Tuesday, August 23, 2005

Getting It Right

Today I will be re-painting Amy's kitchen. The CAMELBACK ended up looking almost exactly the same shade as the WHOLE WHEAT of the adjoining dining area and great room. So everyone agreed we needed to go darker: BAGUETTE. The contrast will be noticeable and therefore "right."

This reminds me of an article in the current issue of AARP The Magazine. Susan Roberts writes in her article, "The Age of Reason," that at midlife "we face an important crossroad. We can continue along pathways established for us by others, or we can really grow up, breaking free of the past, and become true individuals."

She quotes from James Hollis, "The first half of life is essentially a mistake," and from Jean Shinoda Bolen (both Jungian analysts), "From the time we were sent off to nursery school to the time we wanted to get into the right college or profession or be accepted by our partners, we had to cut off that which didn't fit the picture of success."

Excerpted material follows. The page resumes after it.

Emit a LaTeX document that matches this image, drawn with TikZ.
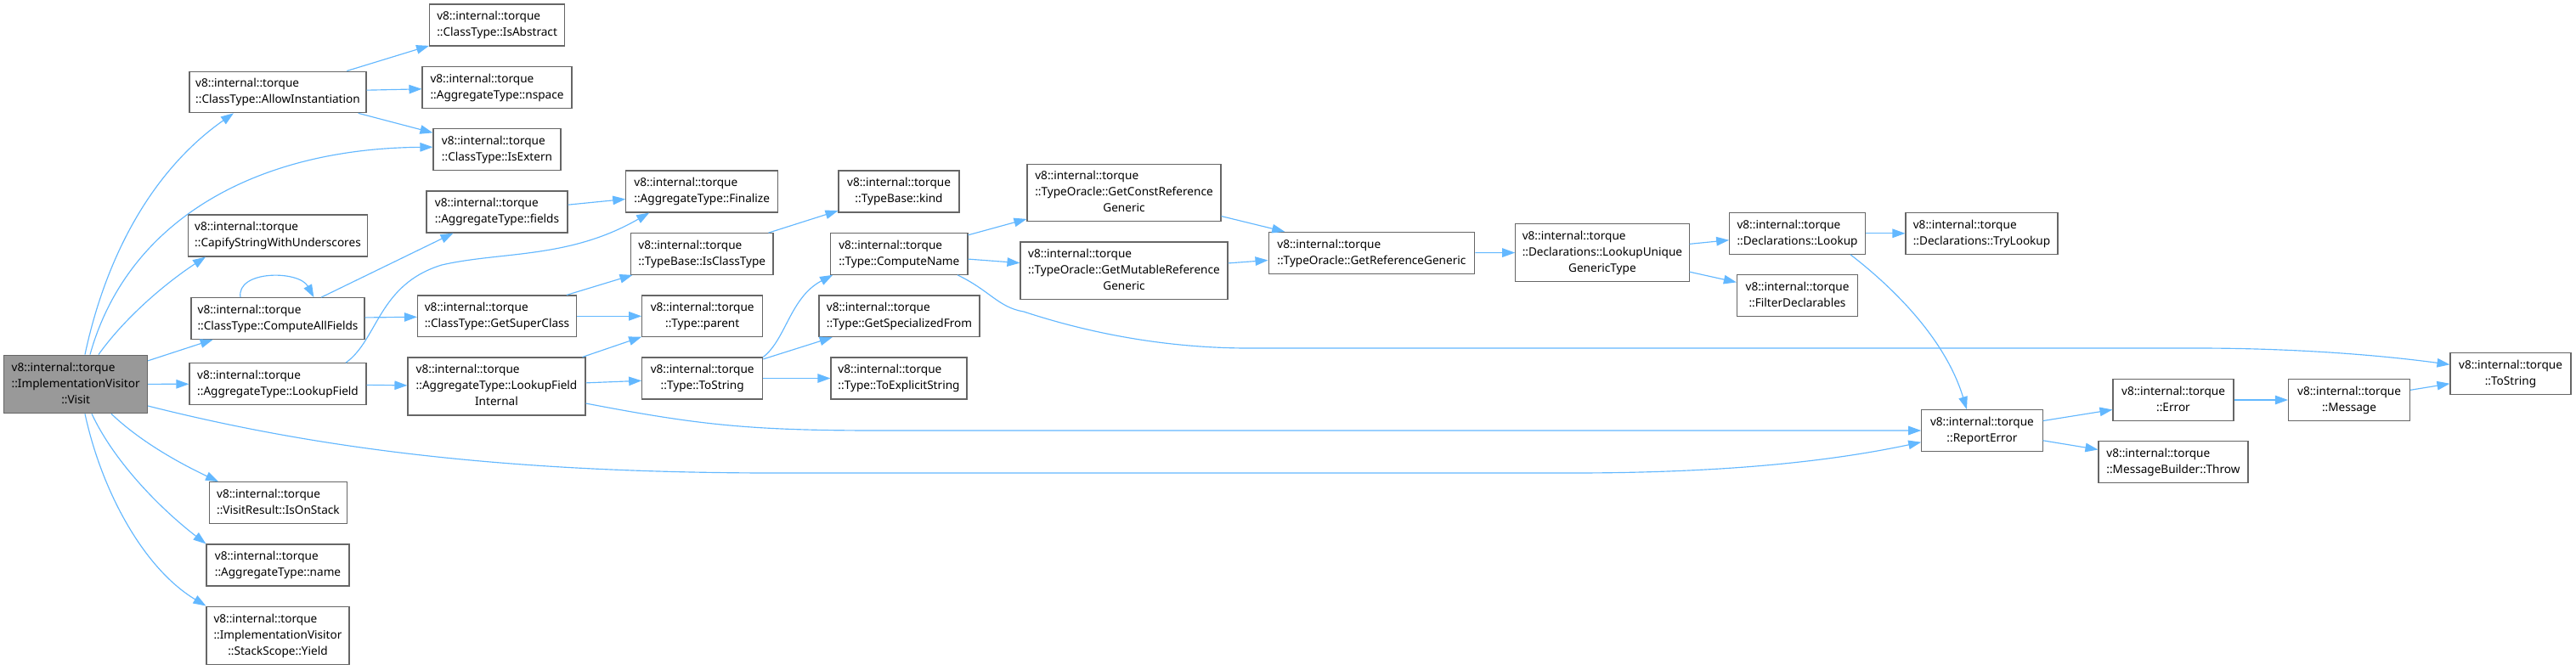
\documentclass[tikz,border=0pt]{standalone}
\usepackage{fontspec}
\setmainfont{Noto Sans}
\usetikzlibrary{arrows.meta}
\definecolor{edgecol}{HTML}{63B8FF}
\definecolor{bordercol}{HTML}{666666}
\definecolor{visitfill}{HTML}{999999}
\newcommand{\nfont}{\fontsize{13.6}{19}\selectfont}
\newcommand{\twol}[2]{\begin{tabular}{@{}l@{}}#1\\\multicolumn{1}{@{}c@{}}{#2}\end{tabular}}
\newcommand{\threel}[3]{\begin{tabular}{@{}l@{}}#1\\#2\\\multicolumn{1}{@{}c@{}}{#3}\end{tabular}}
\newcommand{\vit}{v8::internal::torque}
\tikzset{
  box/.style={draw=bordercol, line width=1.1pt, fill=white, inner sep=0pt, font=\nfont, text=black},
  edge/.style={draw=edgecol, line width=1.15pt, -{Triangle[length=15pt,width=10.5pt]}}
}
\begin{document}
\begin{tikzpicture}[x=1pt,y=-1pt]
\useasboundingbox (0,0) rectangle (3032,788);
\fill[white] (0,0) rectangle (3032,788);

\node[box, fill=visitfill, minimum width=168.7pt, minimum height=68.7pt] (visit) at (89.2,452.4) {\threel{\vit}{::ImplementationVisitor}{::Visit}};
\node[box, minimum width=208pt, minimum height=48.7pt] (allow) at (327,108.4) {\twol{\vit}{::ClassType::AllowInstantiation}};
\node[box, minimum width=159pt, minimum height=49pt] (isabs) at (585.1,29.5) {\twol{\vit}{::ClassType::IsAbstract}};
\node[box, minimum width=176pt, minimum height=48.3pt] (nspace) at (585,102.9) {\twol{\vit}{::AggregateType::nspace}};
\node[box, minimum width=150pt, minimum height=49pt] (isext) at (585,176.2) {\twol{\vit}{::ClassType::IsExtern}};
\node[box, minimum width=211pt, minimum height=49pt] (capify) at (327,277.5) {\twol{\vit}{::CapifyStringWithUnderscores}};
\node[box, minimum width=204pt, minimum height=48.6pt] (caf) at (327,375) {\twol{\vit}{::ClassType::ComputeAllFields}};
\node[box, minimum width=208pt, minimum height=49pt] (lookupf) at (327,452.2) {\twol{\vit}{::AggregateType::LookupField}};
\node[box, minimum width=161.3pt, minimum height=48.6pt] (onstack) at (327.4,592) {\twol{\vit}{::VisitResult::IsOnStack}};
\node[box, minimum width=168pt, minimum height=49pt] (name) at (327,665.5) {\twol{\vit}{::AggregateType::name}};
\node[box, minimum width=168pt, minimum height=68.7pt] (yield) at (327,748.4) {\threel{\vit}{::ImplementationVisitor}{::StackScope::Yield}};
\node[box, minimum width=166pt, minimum height=49pt] (fields) at (585,249.5) {\twol{\vit}{::AggregateType::fields}};
\node[box, minimum width=187pt, minimum height=48.7pt] (supercls) at (585,372.3) {\twol{\vit}{::ClassType::GetSuperClass}};
\node[box, minimum width=209pt, minimum height=68pt] (lfi) at (584.5,455) {\threel{\vit}{::AggregateType::LookupField}{Internal}};
\node[box, minimum width=178.8pt, minimum height=49pt] (finalize) at (826.2,225.5) {\twol{\vit}{::AggregateType::Finalize}};
\node[box, minimum width=167.4pt, minimum height=48.6pt] (isclass) at (826.3,299) {\twol{\vit}{::TypeBase::IsClassType}};
\node[box, minimum width=142pt, minimum height=48.7pt] (parent) at (826.7,372.3) {\twol{\vit}{::Type::parent}};
\node[box, minimum width=142pt, minimum height=49pt] (tostr) at (826.7,445.5) {\twol{\vit}{::Type::ToString}};
\node[box, minimum width=142pt, minimum height=49pt] (kind) at (1058,225.5) {\twol{\vit}{::TypeBase::kind}};
\node[box, minimum width=161.3pt, minimum height=48.6pt] (compname) at (1058.3,299) {\twol{\vit}{::Type::ComputeName}};
\node[box, minimum width=189pt, minimum height=48.7pt] (specfrom) at (1058.5,372.3) {\twol{\vit}{::Type::GetSpecializedFrom}};
\node[box, minimum width=160pt, minimum height=49pt] (explicit) at (1058,445.5) {\twol{\vit}{::Type::ToExplicitString}};
\node[box, minimum width=228pt, minimum height=67.3pt] (constref) at (1323,226.7) {\threel{\vit}{::TypeOracle::GetConstReference}{Generic}};
\node[box, minimum width=244pt, minimum height=67.7pt] (mutref) at (1323,318.8) {\threel{\vit}{::TypeOracle::GetMutableReference}{Generic}};
\node[box, minimum width=242.7pt, minimum height=48.7pt] (getref) at (1614.4,297.7) {\twol{\vit}{::TypeOracle::GetReferenceGeneric}};
\node[box, minimum width=204.3pt, minimum height=67.6pt] (lookupuniq) at (1885.9,297.5) {\threel{\vit}{::Declarations::LookupUnique}{GenericType}};
\node[box, minimum width=159.6pt, minimum height=49pt] (declookup) at (2115.5,274.8) {\twol{\vit}{::Declarations::Lookup}};
\node[box, minimum width=179pt, minimum height=49pt] (trylookup) at (2332.5,274.8) {\twol{\vit}{::Declarations::TryLookup}};
\node[box, minimum width=142.2pt, minimum height=49pt] (filterdecl) at (2115.5,348.2) {\twol{\vit}{::FilterDeclarables}};
\node[box, minimum width=142pt, minimum height=49pt] (tostring) at (2955,440.2) {\twol{\vit}{::ToString}};
\node[box, minimum width=142pt, minimum height=48.6pt] (error) at (2558,471) {\twol{\vit}{::Error}};
\node[box, minimum width=143pt, minimum height=48.6pt] (message) at (2765,471) {\twol{\vit}{::Message}};
\node[box, minimum width=142.3pt, minimum height=48.6pt] (reporterr) at (2332.9,507) {\twol{\vit}{::ReportError}};
\node[box, minimum width=176pt, minimum height=48.6pt] (throw) at (2558,544) {\twol{\vit}{::MessageBuilder::Throw}};

% edges from Visit
\draw[edge] ([xshift=10.8pt]visit.north) .. controls (125,300) and (180,200) .. ([xshift=-52pt]allow.south);
\draw[edge] ([xshift=16.8pt]visit.north) .. controls (150,260) and (300,175) .. ([yshift=3pt]isext.west);
\draw[edge] ([xshift=26.8pt]visit.north) .. controls (150,370) and (200,330) .. ([xshift=-85pt]capify.south);
\draw[edge] (visit) -- (caf);
\draw[edge] (visit) -- (lookupf);
\draw[edge] ([yshift=-25.6pt]visit.east) .. controls (380,530) and (600,556) .. (900,557) -- (1850,557) .. controls (2050,557) and (2170,540) .. ([yshift=-13.7pt]reporterr.west);
\draw[edge] ([xshift=41.8pt]visit.south) .. controls (160,515) and (200,540) .. ([xshift=-70.4pt]onstack.north);
\draw[edge] ([xshift=18.8pt]visit.south) .. controls (135,545) and (190,600) .. (name.north west);
\draw[edge] ([xshift=10.8pt]visit.south) .. controls (120,580) and (170,670) .. (yield.north west);

\draw[edge] (allow) -- (isabs);
\draw[edge] (allow) -- (nspace);
\draw[edge] (allow) -- (isext);
\draw[edge] ([xshift=-44pt]caf.north) .. controls (278,318) and (352,318) .. ([xshift=42.4pt]caf.north);
\draw[edge] (caf) -- (fields);
\draw[edge] (caf) -- (supercls);
\draw[edge] ([xshift=80pt]lookupf.north) .. controls (445,400) and (445,335) .. (520,312) .. controls (590,296) and (670,305) .. ([xshift=-62pt]finalize.south);
\draw[edge] (lookupf) -- (lfi);
\draw[edge] (fields) -- (finalize);
\draw[edge] (supercls) -- (isclass);
\draw[edge] (supercls) -- (parent);
\draw[edge] (lfi) -- (parent);
\draw[edge] (lfi) -- (tostr);
\draw[edge] ([yshift=-20pt]lfi.east) .. controls (820,500) and (880,507) .. (1034,507) -- (reporterr.west);
\draw[edge] (isclass) -- (kind);
\draw[edge] (tostr.north east) .. controls (925,400) and (930,350) .. ([xshift=3pt]compname.south west);
\draw[edge] (tostr) -- (specfrom);
\draw[edge] (tostr) -- (explicit);
\draw[edge] ([xshift=-12.5pt]compname.south east) .. controls (1165,342) and (1175,362) .. (1205,367) .. controls (1290,395) and (1380,410) .. (1470,410) -- (2586,410) .. controls (2700,410) and (2800,418) .. ([yshift=10.9pt]tostring.west);
\draw[edge] (compname) -- (constref);
\draw[edge] (compname) -- (mutref);
\draw[edge] (constref) -- (getref);
\draw[edge] (mutref) -- (getref);
\draw[edge] (getref) -- (lookupuniq);
\draw[edge] (lookupuniq) -- (declookup);
\draw[edge] (lookupuniq) -- (filterdecl);
\draw[edge] (declookup) -- (trylookup);
\draw[edge] ([xshift=62.5pt]declookup.south) .. controls (2230,340) and (2290,400) .. ([xshift=-18pt]reporterr.north);
\draw[edge] (reporterr) -- (error);
\draw[edge] (reporterr) -- (throw);
\draw[edge] (error) -- (message);
\draw[edge] (message) -- (tostring);
\end{tikzpicture}
\end{document}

So Roberts talks about becoming more authentically alive in the second half of life by moving beyond nature and society, apart from our history, to "the process of becoming, through the experience of life's long arc, the person one was always meant to be." It's the aging process, for which there's no bluprint: this is when children depart, a spouse divorces us or dies, a career ends. It's when you realize you've done everything expected of you. Now what?

Let's just say that BAGUETTE is the color the kitchen was meant to be. (It definitely makes more sense with Whole Wheat than Camelback, don't you think!)

[Yesterday was Day 6 of painting: 6 hours of WHOLE WHEAT in the foyer and cutting-in at the ceiling for the great room and dining room. And Mark came to hang the ceiling fan in Amy's bedroom!]